Reporters for Education Week noticed the angry response from centrist reformers as well, writing that the document's support for opt-out and opposition to using test scores in high-stakes assessments are a "total rejection of the Obama administration's K-12 agenda." The EdWeek reporters also notice the differences over the way charter schools are addressed in the platform.
But in the transcript of the amendment proceedings posted by DFER, it is clear that the most contentious change by by far is the one related to charter schools. It's telling that among all the amendments passed by the committee, the one addressing charter schools was the only one that did not pass unanimously.
Strauss highlights some of the prime sticking points in the new charter school section, principally, the call for "democratically governed" schools. "The two words actually mean a lot in the charter world," Strauss explains, "given that charter schools are beholden to the boards that grant them charters to operate, not the general public, and that they are not required to reveal key information about their finances and governance to the public."
Another contentious issue related to charters is the platform's declaration that these schools should not "replace or destabilize traditional public schools." This statement, notes classroom teacher and popular blogger Peter Greene, is "a remarkably direct challenge to the modern charter model, which says that disruption and displacement of the public school system is the goal."
As Greene explains, whereas the original platform's "definition of Bad Charter was just 'a for-profit charter' ... This new language defines a Bad Charter as one that does not have democratically-elected governance, does not serve the exact same population as the local public school, and that 'destabilizes or damages the health of that local public school.' In other words, the new language offers a much broader understanding of when a charter school is Not Okay than the draft did."

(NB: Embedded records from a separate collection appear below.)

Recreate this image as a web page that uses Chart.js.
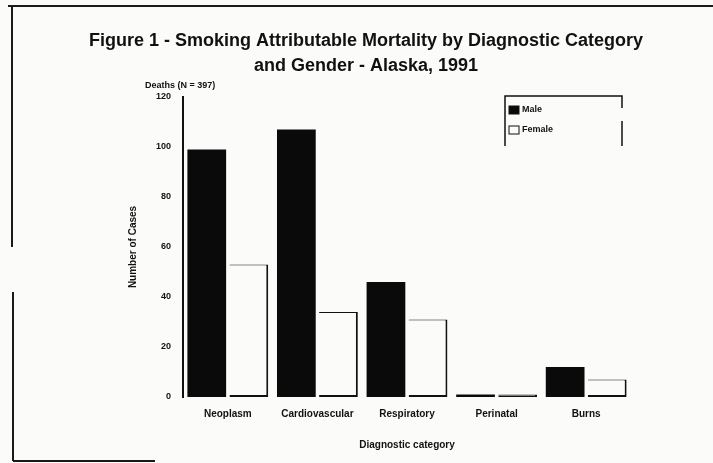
<!DOCTYPE html>
<html>
<head>
<meta charset="utf-8">
<script src="https://cdn.jsdelivr.net/npm/chart.js@4/dist/chart.umd.min.js"></script>
<style>
  html, body { margin: 0; padding: 0; background: #fbfbfa; }
  #wrap { position: relative; width: 713px; height: 463px; }
  canvas { position: absolute; left: 0; top: 0; }
</style>
</head>
<body>
<div id="wrap"><canvas id="c" width="713" height="463"></canvas></div>
<script>
const categories = ["Neoplasm", "Cardiovascular", "Respiratory", "Perinatal", "Burns"];
const maleValues = [99, 107, 46, 1, 12];
const femaleValues = [53, 34, 31, 1, 7];
const yTicks = [0, 20, 40, 60, 80, 100, 120];
const titleLines = ["Figure 1 - Smoking Attributable Mortality by Diagnostic Category", "and Gender - Alaska, 1991"];
const subtitleText = "Deaths (N = 397)";
const yTitle = "Number of Cases";
const xTitle = "Diagnostic category";

const FONT = "'Liberation Sans', Arial, sans-serif";

const frame = {
  id: 'frame',
  beforeDraw(chart) {
    const ctx = chart.ctx;
    ctx.save();
    ctx.strokeStyle = '#1a1a1a';
    ctx.lineWidth = 2;
    ctx.beginPath();
    ctx.moveTo(8, 6); ctx.lineTo(713, 6);
    ctx.moveTo(12, 6); ctx.lineTo(12, 247);
    ctx.moveTo(13, 292); ctx.lineTo(13, 461);
    ctx.moveTo(13, 461); ctx.lineTo(155, 461);
    ctx.stroke();
    ctx.restore();
  }
};

const overlay = {
  id: 'overlay',
  afterDraw(chart) {
    const ctx = chart.ctx;
    ctx.save();
    // title
    ctx.fillStyle = '#111';
    ctx.textAlign = 'center';
    ctx.textBaseline = 'alphabetic';
    ctx.font = "bold 18px " + FONT;
    ctx.fillText(titleLines[0], 366, 46);
    ctx.fillText(titleLines[1], 366, 71);
    // subtitle above axis
    ctx.font = "bold 9px " + FONT;
    ctx.textAlign = 'left';
    ctx.fillText(subtitleText, 145, 88);
    // legend box
    const lx = 505, ly = 96, lw = 117, lh = 50;
    ctx.strokeStyle = '#111';
    ctx.lineWidth = 1.5;
    ctx.beginPath();
    ctx.moveTo(lx, ly + lh); ctx.lineTo(lx, ly); ctx.lineTo(lx + lw, ly); ctx.lineTo(lx + lw, ly + 12);
    ctx.moveTo(lx + lw, ly + 25); ctx.lineTo(lx + lw, ly + lh);
    ctx.stroke();
    chart.data.datasets.forEach((ds, i) => {
      const ry = ly + 10 + i * 20;
      ctx.fillStyle = ds.backgroundColor;
      ctx.fillRect(lx + 4, ry, 10, 8);
      ctx.strokeStyle = '#111';
      ctx.lineWidth = 1;
      ctx.strokeRect(lx + 4, ry, 10, 8);
      ctx.fillStyle = '#111';
      ctx.font = "bold 9px " + FONT;
      ctx.textBaseline = 'middle';
      ctx.fillText(ds.label, lx + 17, ry + 4);
    });
    ctx.restore();
  }
};

new Chart(document.getElementById('c'), {
  type: 'bar',
  data: {
    labels: categories,
    datasets: [
      { label: 'Male', data: maleValues, backgroundColor: '#0a0a0a', borderColor: '#0a0a0a', borderWidth: 0 },
      { label: 'Female', data: femaleValues, backgroundColor: '#fbfbfa', borderColor: '#111',
        borderWidth: { top: 1, right: 2, bottom: 2, left: 0 }, borderSkipped: false }
    ]
  },
  options: {
    responsive: false,
    animation: false,
    devicePixelRatio: 1,
    layout: { padding: { left: 123, right: 82, top: 97, bottom: 8 } },
    datasets: { bar: { categoryPercentage: 0.94, barPercentage: 0.92 } },
    plugins: {
      legend: { display: false },
      tooltip: { enabled: false },
      title: { display: false }
    },
    scales: {
      x: {
        grid: { display: false, drawTicks: false },
        border: { display: false },
        ticks: { color: '#111', font: { family: FONT, size: 10, weight: 'bold' }, padding: 11 },
        title: { display: true, text: xTitle, color: '#111', font: { family: FONT, size: 10, weight: 'bold' }, padding: { top: 8 } }
      },
      y: {
        min: 0, max: 120,
        afterBuildTicks(scale) { scale.ticks = yTicks.map(v => ({ value: v })); },
        grid: { display: false, drawTicks: false },
        border: { display: true, color: '#111', width: 2 },
        ticks: { color: '#111', font: { family: FONT, size: 9, weight: 'bold' }, padding: 12 },
        title: { display: true, text: yTitle, color: '#111', font: { family: FONT, size: 10, weight: 'bold' }, padding: { bottom: 5 } }
      }
    }
  },
  plugins: [frame, overlay]
});
</script>
</body>
</html>
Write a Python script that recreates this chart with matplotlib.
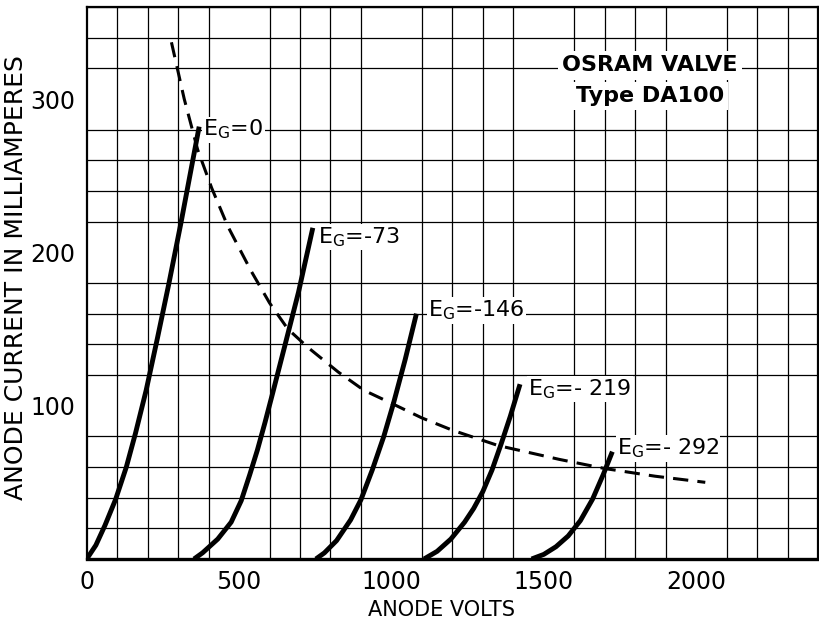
import matplotlib
matplotlib.use("Agg")
import matplotlib.pyplot as plt

# characteristic curves (anode volts, anode mA)
eg0_v = [0, 30, 60, 95, 130, 160, 195, 232, 270, 310, 369]
eg0_i = [0, 9, 22, 39, 60, 82, 110, 144, 180, 220, 282]

eg73_v = [352, 380, 430, 474, 507, 535, 560, 585, 610, 650, 695, 742]
eg73_i = [0, 4, 13, 24, 38, 55, 71, 89, 108, 139, 174, 216]

eg146_v = [752, 780, 820, 866, 900, 937, 975, 1006, 1045, 1082]
eg146_i = [0, 4, 12, 25.5, 38.7, 58, 80, 101, 130, 160]

eg219_v = [1107, 1150, 1195, 1240, 1270, 1300, 1330, 1360, 1390, 1422]
eg219_i = [0, 5, 13, 24, 33, 44, 58, 75, 93, 114]

eg292_v = [1460, 1500, 1540, 1580, 1620, 1660, 1695, 1725]
eg292_i = [0, 3, 8, 15, 25, 39, 55, 70]

# dashed limiting curve
lim_v = [278, 320, 364, 410, 463, 539, 600, 660, 726, 825, 910, 1006, 1100, 1200, 1350, 1550, 1700, 1865, 2030]
lim_i = [337, 300, 267, 242, 217, 188, 167, 150, 138, 122, 110, 101, 92, 84, 74, 65, 59, 54, 50]

curves = [(eg0_v, eg0_i), (eg73_v, eg73_i), (eg146_v, eg146_i),
          (eg219_v, eg219_i), (eg292_v, eg292_i)]
labels = ["0", "-73", "-146", "- 219", "- 292"]
label_pos = [(382, 280), (759, 210), (1120, 162), (1448, 111), (1740, 72)]

fig = plt.figure(figsize=(8.19, 6.22), dpi=100)
ax = fig.add_axes([0.1059, 0.1013, 0.8929, 0.8874])

ax.set_xlim(0, 2400)
ax.set_ylim(0, 360)
ax.set_xticks(range(0, 2401, 100), minor=True)
ax.set_yticks(range(0, 361, 20), minor=True)
ax.grid(which="minor", color="black", linewidth=0.9)
ax.set_xticks([0, 500, 1000, 1500, 2000])
ax.set_yticks([100, 200, 300])
ax.tick_params(which="both", length=0, labelsize=17, pad=8)
for s in ax.spines.values():
    s.set_linewidth(1.6)
ax.spines["bottom"].set_linewidth(2.4)
ax.set_axisbelow(True)

for v, i in curves:
    ax.plot(v, i, color="black", linewidth=3.5, solid_capstyle="butt",
            solid_joinstyle="round", zorder=3)
ax.plot(lim_v, lim_i, color="black", linewidth=2.2, dashes=(5, 3), zorder=3)

for lab, (x, y) in zip(labels, label_pos):
    ax.text(x, y, r"E$_\mathregular{G}$=" + lab, fontsize=16, ha="left", va="center",
            bbox=dict(facecolor="white", edgecolor="none", pad=1), zorder=4)

ax.text(1849, 322, "OSRAM VALVE", fontsize=16, fontweight="bold", ha="center", va="center",
        bbox=dict(facecolor="white", edgecolor="none", pad=3), zorder=4)
ax.text(1849, 302, "Type DA100", fontsize=16, fontweight="bold", ha="center", va="center",
        bbox=dict(facecolor="white", edgecolor="none", pad=3), zorder=4)

ax.set_xlabel("ANODE VOLTS", fontsize=15)
ax.xaxis.set_label_coords(0.485, -0.075)
ax.set_ylabel("ANODE CURRENT IN MILLIAMPERES", fontsize=18)
ax.yaxis.set_label_coords(-0.08, 0.51)

fig.savefig("out.png", dpi=100)
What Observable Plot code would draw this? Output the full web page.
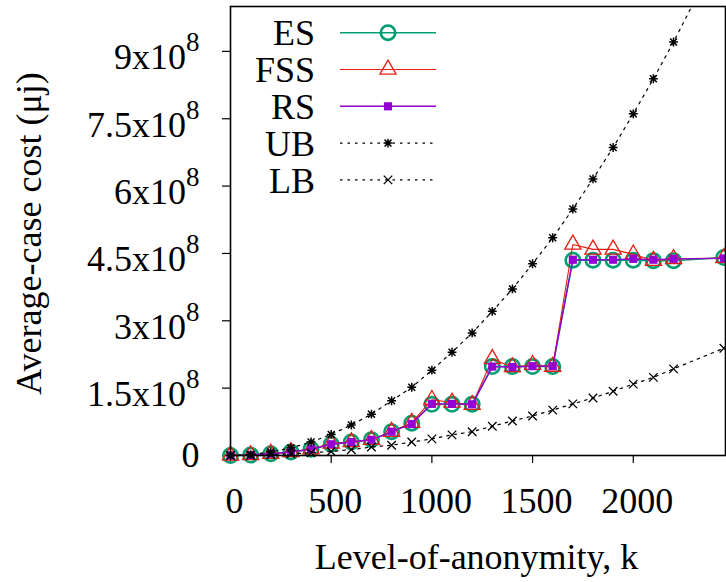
<!DOCTYPE html>
<html><head><meta charset="utf-8">
<script src="https://cdn.jsdelivr.net/npm/d3@7"></script>
<script src="https://cdn.jsdelivr.net/npm/@observablehq/plot@0.6"></script>
<style>
html,body{margin:0;padding:0;background:#fff;}
#chart{position:relative;width:726px;height:582px;overflow:hidden;}
</style></head><body><div id="chart"></div>
<script>
// ---- data (values in units of 1e8) ----
const k = [0,100,200,300,400,500,600,700,800,900,1000,1100,1200,1300,1400,1500,1600,1700,1800,1900,2000,2100,2200,2450];
const ES  = [0,0.01,0.04,0.08,0.14,0.25,0.30,0.35,0.53,0.72,1.14,1.14,1.14,1.98,1.98,1.98,1.98,4.35,4.35,4.35,4.35,4.34,4.34,4.41];
const FSS = [0,0.01,0.04,0.08,0.14,0.27,0.30,0.35,0.53,0.73,1.24,1.18,1.13,2.15,1.97,2.02,1.98,4.70,4.59,4.59,4.48,4.34,4.38,4.40];
const RS  = [0,0.01,0.04,0.08,0.14,0.25,0.30,0.35,0.53,0.70,1.15,1.15,1.14,1.98,1.97,1.99,1.99,4.36,4.36,4.36,4.38,4.36,4.38,4.39];
const UB  = [0,0.02,0.08,0.17,0.30,0.47,0.68,0.92,1.22,1.52,1.90,2.30,2.73,3.21,3.71,4.27,4.85,5.49,6.16,6.86,7.61,8.39,9.21,11.4];
const LB  = [0,0.004,0.016,0.04,0.06,0.09,0.13,0.19,0.23,0.30,0.37,0.46,0.53,0.65,0.77,0.88,1.01,1.15,1.28,1.43,1.59,1.74,1.93,2.39];
const unit = 1e8;

const seriesNames = ["ES","FSS","RS","UB","LB"];
const seriesValues = [ES, FSS, RS, UB, LB];
const seriesColors = ["#009e73","#e51e10","#9400d3","#000000","#000000"];

const xTicks = [0,500,1000,1500,2000];
const yTicks = [0,1.5e8,3e8,4.5e8,6e8,7.5e8,9e8];
const yTickLabels = ["0","1.5x10^8","3x10^8","4.5x10^8","6x10^8","7.5x10^8","9x10^8"];
const xLabel = "Level-of-anonymity, k";
const yLabel = "Average-case cost (\u03bcj)";

// ---- symbols (gnuplot-like) ----
const symStar = {draw(ctx, size){const r=Math.sqrt(size)*0.5, d=r*0.78;
  ctx.moveTo(-r,0);ctx.lineTo(r,0);ctx.moveTo(0,-r);ctx.lineTo(0,r);
  ctx.moveTo(-d,-d);ctx.lineTo(d,d);ctx.moveTo(-d,d);ctx.lineTo(d,-d);}};
const symX = {draw(ctx, size){const r=Math.sqrt(size)*0.5;
  ctx.moveTo(-r,-r);ctx.lineTo(r,r);ctx.moveTo(-r,r);ctx.lineTo(r,-r);}};

const styles = [
  {line:{strokeWidth:1.5}, dot:{symbol:d3.symbolCircle, r:7.2, fill:"none", strokeWidth:2.6}},
  {line:{strokeWidth:1.1}, dot:{symbol:d3.symbolTriangle, r:6.0, fill:"none", strokeWidth:1.3}},
  {line:{strokeWidth:1.4}, dot:{symbol:d3.symbolSquare, r:4.6, fill:"c", stroke:"none"}},
  {line:{strokeWidth:1.2, strokeDasharray:"2.5,5"}, dot:{symbol:symStar, r:5.0, fill:"none", strokeWidth:1.5}},
  {line:{strokeWidth:1.2, strokeDasharray:"2.5,5"}, dot:{symbol:symX, r:4.8, fill:"none", strokeWidth:1.3}}
];

const font = "'Liberation Serif','Times New Roman',serif";
const marks = [];
seriesNames.forEach((name, si) => {
  const data = k.map((x, i) => ({k: x, v: seriesValues[si][i] * unit}));
  const c = seriesColors[si];
  const st = styles[si];
  marks.push(Plot.line(data, {x: "k", y: "v", stroke: c, clip: true, ...st.line}));
  const dopt = {...st.dot};
  if (dopt.fill === "c") dopt.fill = c; else dopt.stroke = c;
  marks.push(Plot.dot(data, {x: "k", y: "v", ...dopt}));
});
const labelMap = new Map(yTicks.map((t, i) => [t, yTickLabels[i]]));

const chart = Plot.plot({
  width: 726, height: 582,
  marginLeft: 230, marginRight: 1, marginTop: 6, marginBottom: 127,
  style: {fontFamily: font, fontSize: "36px", background: "#fff", color: "#000", overflow: "visible"},
  x: {domain: [0, 2458]},
  y: {domain: [0, 1e9]},
  marks: [
    Plot.axisX(xTicks, {tickSize: 8, tickPadding: 24, fontSize: 36, label: null, strokeWidth: 1.2, tickFormat: d => String(d)}),
    Plot.axisY(yTicks, {tickSize: 8, tickPadding: 23, fontSize: 36, label: null, strokeWidth: 1.2, tickFormat: d => labelMap.get(d)}),
    ...marks,
    Plot.frame({stroke: "#000", strokeWidth: 1.6}),
    Plot.text([xLabel], {frameAnchor: "bottom", textAnchor: "middle", lineAnchor: "middle", dx: -1.5, dy: 101.5, fontSize: 36}),
    Plot.text([yLabel], {frameAnchor: "left", textAnchor: "middle", lineAnchor: "middle", rotate: -90, dx: -201.5, dy: 2.5, fontSize: 36})
  ]
});
document.getElementById("chart").appendChild(chart);

// superscripts in y tick labels
const NS = "http://www.w3.org/2000/svg";
chart.querySelectorAll('g[aria-label="y-axis tick label"] text').forEach(t => {
  const m = t.textContent.match(/^(.*)\^(.*)$/);
  if (!m) return;
  t.textContent = "";
  const b = document.createElementNS(NS, "tspan");
  b.setAttribute("dy", "6.5"); b.textContent = m[1];
  const s = document.createElementNS(NS, "tspan");
  s.setAttribute("dy", "-18"); s.setAttribute("font-size", "27"); s.textContent = m[2];
  t.appendChild(b); t.appendChild(s);
});
const xl = chart.querySelector('g[aria-label="x-axis tick label"]');
if (xl) xl.setAttribute("transform", (xl.getAttribute("transform") || "") + " translate(4,0)");

// legend (inside plot, top-left)
const lg = d3.select(chart).append("g").attr("font-family", font).attr("font-size", 36);
seriesNames.forEach((name, i) => {
  const cy = 32.7 + i * 36.8;
  const st = styles[i], c = seriesColors[i];
  lg.append("text").attr("x", 315).attr("y", cy).attr("dy", "0.35em").attr("text-anchor", "end").text(name);
  lg.append("line").attr("x1", 340).attr("x2", 436).attr("y1", cy).attr("y2", cy)
    .attr("stroke", c).attr("stroke-width", st.line.strokeWidth)
    .attr("stroke-dasharray", st.line.strokeDasharray || null);
  const p = lg.append("path").attr("transform", `translate(388,${cy})`)
    .attr("d", d3.symbol(st.dot.symbol, Math.PI * st.dot.r * st.dot.r)());
  if (st.dot.fill === "c") p.attr("fill", c).attr("stroke", "none");
  else p.attr("fill", "none").attr("stroke", c).attr("stroke-width", st.dot.strokeWidth);
});
</script></body></html>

Nearly everyone commenting on the Democratic Party's platform notes that these documents are often not terribly indicative of what the party's candidate supports in the campaign and eventually proposes once elected.
Nevertheless, if supporters of charter schools want to go into the Democratic National Convention opposing "democratically governed" schools and insisting on the right to "replace or destabilize traditional public schools," be my guest.
The ascendancy of the populist rebellion in the Democratic Party being led by Sanders and others has been very much driven by the values of democracy and support for the public good over private interests and profit. Education has yet to advance to the forefront of this rebellion, but it will not be immune to it.